Retype nothing except the lines below from the one with "Recreate this image" through the one with "weeks = pd.date_range('2020-08-17', periods=80, freq='7D')", exactly, with images left out.

--- BEGIN Records shown ---

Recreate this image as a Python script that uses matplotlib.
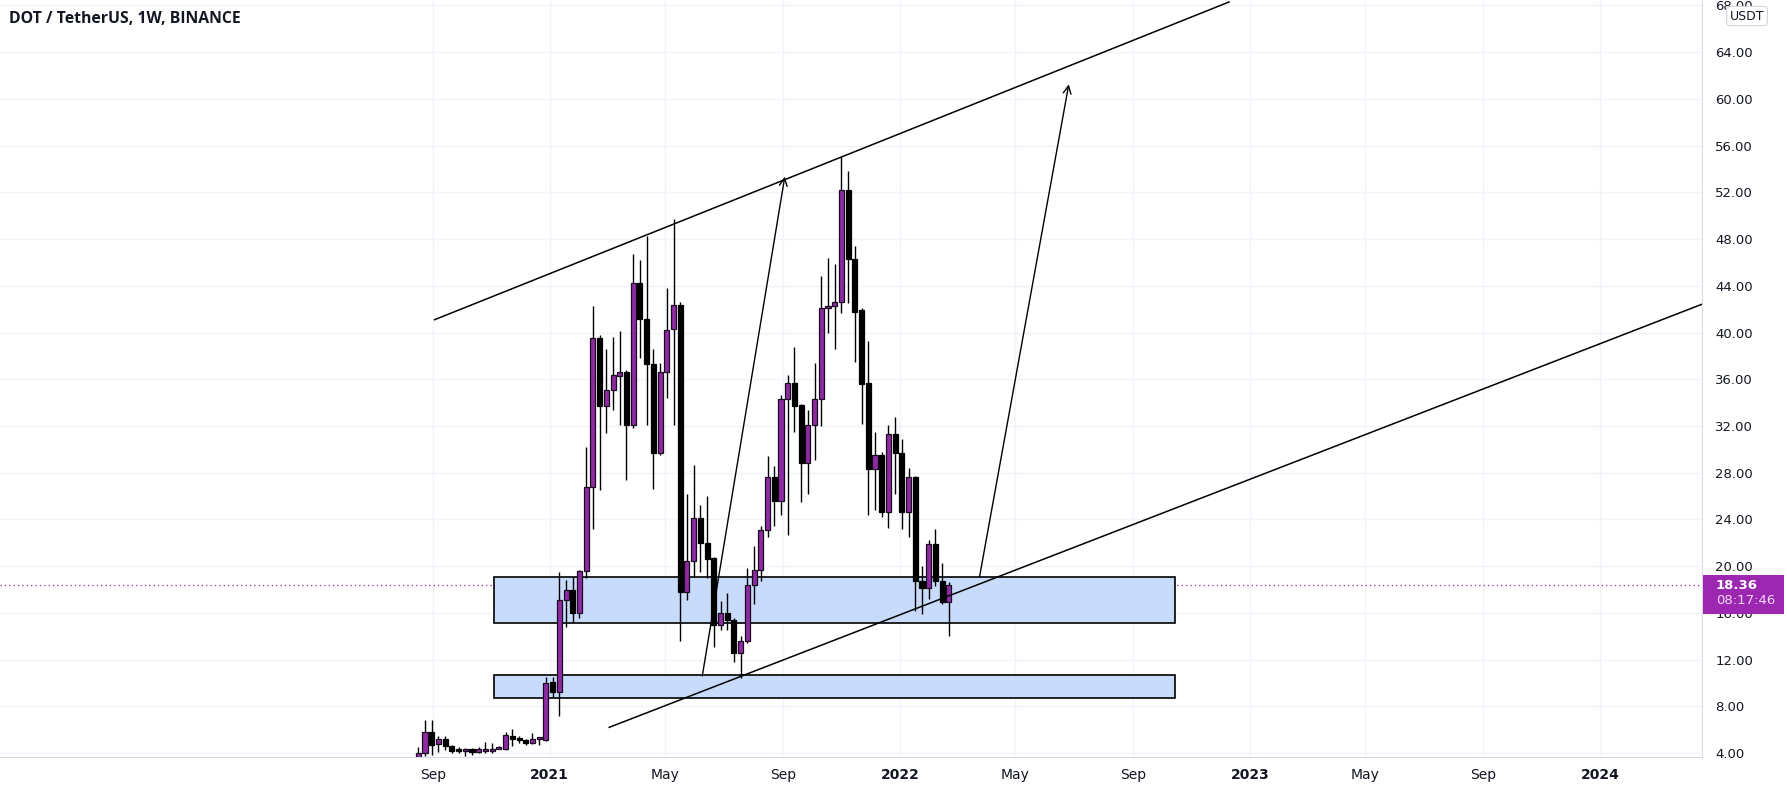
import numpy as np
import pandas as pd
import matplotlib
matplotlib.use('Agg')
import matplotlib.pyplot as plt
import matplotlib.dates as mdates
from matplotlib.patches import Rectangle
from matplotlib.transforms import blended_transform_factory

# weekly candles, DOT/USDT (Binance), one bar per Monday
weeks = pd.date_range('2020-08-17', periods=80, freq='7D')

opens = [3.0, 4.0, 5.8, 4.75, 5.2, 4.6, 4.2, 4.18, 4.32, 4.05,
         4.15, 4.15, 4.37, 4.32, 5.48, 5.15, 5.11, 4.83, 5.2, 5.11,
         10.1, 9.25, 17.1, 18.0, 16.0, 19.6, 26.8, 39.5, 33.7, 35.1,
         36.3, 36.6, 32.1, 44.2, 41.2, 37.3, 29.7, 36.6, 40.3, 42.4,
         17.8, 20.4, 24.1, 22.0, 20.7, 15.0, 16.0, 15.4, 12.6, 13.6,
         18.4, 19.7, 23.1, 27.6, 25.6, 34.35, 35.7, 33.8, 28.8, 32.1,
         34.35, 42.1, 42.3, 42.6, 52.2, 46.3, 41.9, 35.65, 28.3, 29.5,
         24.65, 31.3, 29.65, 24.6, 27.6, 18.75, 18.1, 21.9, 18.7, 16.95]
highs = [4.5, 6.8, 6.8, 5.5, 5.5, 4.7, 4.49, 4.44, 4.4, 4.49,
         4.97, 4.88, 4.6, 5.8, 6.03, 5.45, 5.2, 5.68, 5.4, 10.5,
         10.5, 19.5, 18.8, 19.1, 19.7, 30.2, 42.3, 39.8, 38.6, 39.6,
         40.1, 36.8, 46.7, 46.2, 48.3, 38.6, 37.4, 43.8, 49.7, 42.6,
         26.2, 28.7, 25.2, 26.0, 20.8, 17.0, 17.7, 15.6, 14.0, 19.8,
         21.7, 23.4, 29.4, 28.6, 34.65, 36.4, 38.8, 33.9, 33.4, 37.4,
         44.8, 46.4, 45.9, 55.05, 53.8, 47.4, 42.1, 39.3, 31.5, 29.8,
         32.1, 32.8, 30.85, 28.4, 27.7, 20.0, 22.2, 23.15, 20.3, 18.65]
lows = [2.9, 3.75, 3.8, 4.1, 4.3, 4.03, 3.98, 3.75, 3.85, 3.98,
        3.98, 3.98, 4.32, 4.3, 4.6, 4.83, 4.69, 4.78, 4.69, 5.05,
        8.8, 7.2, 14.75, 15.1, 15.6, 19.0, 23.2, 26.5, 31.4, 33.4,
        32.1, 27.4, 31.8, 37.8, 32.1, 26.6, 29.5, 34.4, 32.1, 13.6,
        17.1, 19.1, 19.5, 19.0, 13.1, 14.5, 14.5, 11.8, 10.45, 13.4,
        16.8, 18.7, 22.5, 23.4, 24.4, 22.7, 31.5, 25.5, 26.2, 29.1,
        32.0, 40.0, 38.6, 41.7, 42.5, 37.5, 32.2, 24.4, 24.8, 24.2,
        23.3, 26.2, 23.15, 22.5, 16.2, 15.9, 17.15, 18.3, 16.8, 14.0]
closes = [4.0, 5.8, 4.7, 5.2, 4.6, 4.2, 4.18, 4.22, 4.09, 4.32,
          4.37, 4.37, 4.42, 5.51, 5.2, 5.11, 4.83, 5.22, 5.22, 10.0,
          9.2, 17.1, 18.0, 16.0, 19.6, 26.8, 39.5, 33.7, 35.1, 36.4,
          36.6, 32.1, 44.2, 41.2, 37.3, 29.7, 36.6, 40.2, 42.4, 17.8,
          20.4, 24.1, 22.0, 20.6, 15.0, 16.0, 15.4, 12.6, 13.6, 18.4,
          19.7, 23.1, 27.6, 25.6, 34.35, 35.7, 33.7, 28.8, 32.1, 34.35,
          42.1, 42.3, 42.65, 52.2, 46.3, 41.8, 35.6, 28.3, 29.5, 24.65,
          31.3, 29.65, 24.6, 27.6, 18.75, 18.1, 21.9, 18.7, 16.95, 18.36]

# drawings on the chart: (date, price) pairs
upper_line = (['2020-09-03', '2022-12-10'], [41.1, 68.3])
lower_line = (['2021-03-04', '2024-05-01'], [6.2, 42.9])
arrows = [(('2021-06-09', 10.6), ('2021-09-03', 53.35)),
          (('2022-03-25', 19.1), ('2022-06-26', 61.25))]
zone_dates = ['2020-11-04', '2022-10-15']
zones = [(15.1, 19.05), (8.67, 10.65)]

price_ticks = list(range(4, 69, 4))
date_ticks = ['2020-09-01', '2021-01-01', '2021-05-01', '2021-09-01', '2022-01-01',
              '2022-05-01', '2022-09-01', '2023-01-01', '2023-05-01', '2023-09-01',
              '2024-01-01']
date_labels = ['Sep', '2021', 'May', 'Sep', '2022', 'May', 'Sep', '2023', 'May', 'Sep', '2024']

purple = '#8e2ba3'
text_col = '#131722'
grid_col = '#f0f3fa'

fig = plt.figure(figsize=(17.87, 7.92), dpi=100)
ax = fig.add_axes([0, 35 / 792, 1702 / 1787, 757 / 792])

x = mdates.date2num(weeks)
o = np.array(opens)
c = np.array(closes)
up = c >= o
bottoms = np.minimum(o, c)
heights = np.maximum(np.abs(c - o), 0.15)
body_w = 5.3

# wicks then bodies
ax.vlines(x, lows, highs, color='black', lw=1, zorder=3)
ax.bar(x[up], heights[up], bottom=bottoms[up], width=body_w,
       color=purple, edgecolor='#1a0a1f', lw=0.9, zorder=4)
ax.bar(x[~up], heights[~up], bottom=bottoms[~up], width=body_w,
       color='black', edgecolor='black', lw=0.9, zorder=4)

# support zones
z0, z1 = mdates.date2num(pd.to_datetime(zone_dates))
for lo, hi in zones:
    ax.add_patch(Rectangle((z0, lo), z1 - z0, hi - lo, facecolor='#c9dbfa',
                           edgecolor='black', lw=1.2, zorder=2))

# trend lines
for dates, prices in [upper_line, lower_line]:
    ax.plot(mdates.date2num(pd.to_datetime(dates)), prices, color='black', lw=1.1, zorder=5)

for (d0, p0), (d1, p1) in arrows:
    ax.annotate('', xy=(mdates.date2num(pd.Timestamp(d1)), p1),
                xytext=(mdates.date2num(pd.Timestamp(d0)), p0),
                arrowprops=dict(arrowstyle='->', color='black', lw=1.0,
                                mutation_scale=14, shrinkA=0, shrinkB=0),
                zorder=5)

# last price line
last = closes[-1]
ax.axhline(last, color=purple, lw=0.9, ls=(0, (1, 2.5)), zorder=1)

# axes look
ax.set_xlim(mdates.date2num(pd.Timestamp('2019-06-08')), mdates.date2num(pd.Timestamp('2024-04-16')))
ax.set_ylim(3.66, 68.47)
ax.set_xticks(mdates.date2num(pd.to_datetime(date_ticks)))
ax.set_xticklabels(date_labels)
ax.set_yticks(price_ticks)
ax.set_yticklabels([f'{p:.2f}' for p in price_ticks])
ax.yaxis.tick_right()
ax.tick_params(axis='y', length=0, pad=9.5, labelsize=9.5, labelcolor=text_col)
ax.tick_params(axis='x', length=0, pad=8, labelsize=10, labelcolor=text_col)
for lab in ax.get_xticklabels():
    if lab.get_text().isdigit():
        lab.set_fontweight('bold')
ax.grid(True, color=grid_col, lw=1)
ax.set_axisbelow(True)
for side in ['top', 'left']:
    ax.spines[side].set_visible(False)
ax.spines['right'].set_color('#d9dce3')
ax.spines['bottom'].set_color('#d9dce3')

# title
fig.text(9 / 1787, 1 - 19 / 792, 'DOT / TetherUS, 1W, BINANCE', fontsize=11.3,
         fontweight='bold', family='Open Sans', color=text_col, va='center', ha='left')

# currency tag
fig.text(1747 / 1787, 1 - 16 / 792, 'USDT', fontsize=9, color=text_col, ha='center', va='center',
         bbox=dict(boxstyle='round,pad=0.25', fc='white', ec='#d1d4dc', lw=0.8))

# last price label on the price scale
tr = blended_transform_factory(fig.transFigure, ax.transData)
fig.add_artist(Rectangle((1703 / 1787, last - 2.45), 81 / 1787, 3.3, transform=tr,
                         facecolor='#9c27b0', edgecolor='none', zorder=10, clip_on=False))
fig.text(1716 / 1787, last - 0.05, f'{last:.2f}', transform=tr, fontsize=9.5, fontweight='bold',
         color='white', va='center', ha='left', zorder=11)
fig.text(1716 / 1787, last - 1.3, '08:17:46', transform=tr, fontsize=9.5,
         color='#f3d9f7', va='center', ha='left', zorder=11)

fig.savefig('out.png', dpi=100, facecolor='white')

--- END Records shown ---
--- BEGIN Records shown ---

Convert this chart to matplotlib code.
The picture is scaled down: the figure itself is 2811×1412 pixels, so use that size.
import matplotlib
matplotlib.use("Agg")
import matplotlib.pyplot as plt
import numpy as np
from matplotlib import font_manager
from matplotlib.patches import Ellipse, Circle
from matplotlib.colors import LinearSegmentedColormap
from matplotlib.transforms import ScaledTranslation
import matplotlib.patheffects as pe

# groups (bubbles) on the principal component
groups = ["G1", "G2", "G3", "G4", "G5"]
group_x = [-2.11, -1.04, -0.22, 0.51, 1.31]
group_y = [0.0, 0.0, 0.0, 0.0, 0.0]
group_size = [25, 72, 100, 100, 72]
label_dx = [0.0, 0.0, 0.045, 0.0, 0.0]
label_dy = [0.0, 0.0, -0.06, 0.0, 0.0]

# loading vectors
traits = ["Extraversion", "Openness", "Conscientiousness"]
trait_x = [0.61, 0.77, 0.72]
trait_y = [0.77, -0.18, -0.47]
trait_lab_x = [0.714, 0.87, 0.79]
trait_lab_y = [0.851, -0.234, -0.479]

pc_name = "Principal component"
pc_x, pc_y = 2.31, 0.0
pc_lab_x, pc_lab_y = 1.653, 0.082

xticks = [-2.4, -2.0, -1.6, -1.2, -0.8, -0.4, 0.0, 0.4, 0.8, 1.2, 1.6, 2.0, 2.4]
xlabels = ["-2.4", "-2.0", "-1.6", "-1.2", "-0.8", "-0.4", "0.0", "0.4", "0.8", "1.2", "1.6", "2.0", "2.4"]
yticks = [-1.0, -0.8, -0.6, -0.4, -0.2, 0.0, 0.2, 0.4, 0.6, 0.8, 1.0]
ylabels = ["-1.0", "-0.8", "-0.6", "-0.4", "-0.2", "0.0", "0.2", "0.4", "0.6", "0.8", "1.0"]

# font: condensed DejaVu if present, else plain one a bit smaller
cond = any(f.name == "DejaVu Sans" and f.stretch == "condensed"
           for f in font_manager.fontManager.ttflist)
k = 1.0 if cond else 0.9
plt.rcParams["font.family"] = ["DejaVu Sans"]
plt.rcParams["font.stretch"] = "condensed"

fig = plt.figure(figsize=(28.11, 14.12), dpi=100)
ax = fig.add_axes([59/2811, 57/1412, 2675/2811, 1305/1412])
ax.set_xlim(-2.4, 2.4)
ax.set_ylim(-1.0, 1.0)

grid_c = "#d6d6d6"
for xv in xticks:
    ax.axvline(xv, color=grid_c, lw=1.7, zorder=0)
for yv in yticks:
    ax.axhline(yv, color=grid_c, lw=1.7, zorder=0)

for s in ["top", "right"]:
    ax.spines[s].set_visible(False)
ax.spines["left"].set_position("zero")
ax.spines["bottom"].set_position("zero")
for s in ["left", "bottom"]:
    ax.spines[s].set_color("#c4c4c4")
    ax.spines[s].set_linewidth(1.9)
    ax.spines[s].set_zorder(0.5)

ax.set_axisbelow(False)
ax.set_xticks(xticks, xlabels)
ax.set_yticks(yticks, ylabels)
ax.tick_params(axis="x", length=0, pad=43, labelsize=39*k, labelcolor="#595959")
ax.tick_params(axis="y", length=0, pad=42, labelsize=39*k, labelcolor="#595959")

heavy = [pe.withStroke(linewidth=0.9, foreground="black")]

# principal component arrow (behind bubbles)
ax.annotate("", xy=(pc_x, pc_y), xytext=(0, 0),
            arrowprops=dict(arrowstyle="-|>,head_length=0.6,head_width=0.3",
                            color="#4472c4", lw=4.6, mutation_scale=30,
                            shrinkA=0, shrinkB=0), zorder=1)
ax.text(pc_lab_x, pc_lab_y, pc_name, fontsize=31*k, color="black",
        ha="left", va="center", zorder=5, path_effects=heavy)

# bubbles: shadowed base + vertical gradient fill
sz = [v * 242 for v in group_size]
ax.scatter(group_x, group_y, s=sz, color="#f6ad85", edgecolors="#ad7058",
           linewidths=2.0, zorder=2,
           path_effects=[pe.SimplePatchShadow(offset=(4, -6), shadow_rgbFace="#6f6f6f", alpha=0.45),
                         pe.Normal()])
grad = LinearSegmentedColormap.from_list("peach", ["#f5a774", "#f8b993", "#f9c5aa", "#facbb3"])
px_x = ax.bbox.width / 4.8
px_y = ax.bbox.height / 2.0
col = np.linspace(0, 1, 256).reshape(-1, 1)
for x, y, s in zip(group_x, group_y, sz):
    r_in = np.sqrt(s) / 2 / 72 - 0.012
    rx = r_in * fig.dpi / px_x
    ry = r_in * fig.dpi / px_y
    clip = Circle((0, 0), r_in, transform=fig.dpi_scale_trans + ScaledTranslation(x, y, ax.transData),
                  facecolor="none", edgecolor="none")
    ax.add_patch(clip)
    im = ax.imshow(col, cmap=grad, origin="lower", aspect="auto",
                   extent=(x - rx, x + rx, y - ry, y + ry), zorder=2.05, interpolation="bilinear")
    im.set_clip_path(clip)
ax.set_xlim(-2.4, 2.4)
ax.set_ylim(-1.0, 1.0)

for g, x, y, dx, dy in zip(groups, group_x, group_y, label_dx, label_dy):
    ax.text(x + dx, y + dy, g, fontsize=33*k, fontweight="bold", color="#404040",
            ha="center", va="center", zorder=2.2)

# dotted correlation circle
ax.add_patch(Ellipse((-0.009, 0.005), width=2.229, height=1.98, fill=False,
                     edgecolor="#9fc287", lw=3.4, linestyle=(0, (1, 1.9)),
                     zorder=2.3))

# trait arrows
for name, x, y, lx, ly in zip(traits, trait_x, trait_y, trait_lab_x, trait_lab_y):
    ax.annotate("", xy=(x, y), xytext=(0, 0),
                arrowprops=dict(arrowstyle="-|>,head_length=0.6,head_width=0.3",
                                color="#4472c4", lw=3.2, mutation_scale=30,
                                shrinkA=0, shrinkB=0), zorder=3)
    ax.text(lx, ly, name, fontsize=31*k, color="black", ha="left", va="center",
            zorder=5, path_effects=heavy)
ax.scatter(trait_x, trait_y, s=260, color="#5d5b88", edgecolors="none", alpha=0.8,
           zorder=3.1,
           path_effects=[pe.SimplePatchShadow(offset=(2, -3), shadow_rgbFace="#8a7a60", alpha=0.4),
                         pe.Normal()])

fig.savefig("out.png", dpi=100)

--- END Records shown ---

Solved exercise:
Recreate this image as a Python script that uses matplotlib.
import numpy as np
import pandas as pd
import matplotlib
matplotlib.use('Agg')
import matplotlib.pyplot as plt
import matplotlib.dates as mdates
from matplotlib.patches import Rectangle
from matplotlib.transforms import blended_transform_factory

# weekly candles, DOT/USDT (Binance), one bar per Monday
weeks = pd.date_range('2020-08-17', periods=80, freq='7D')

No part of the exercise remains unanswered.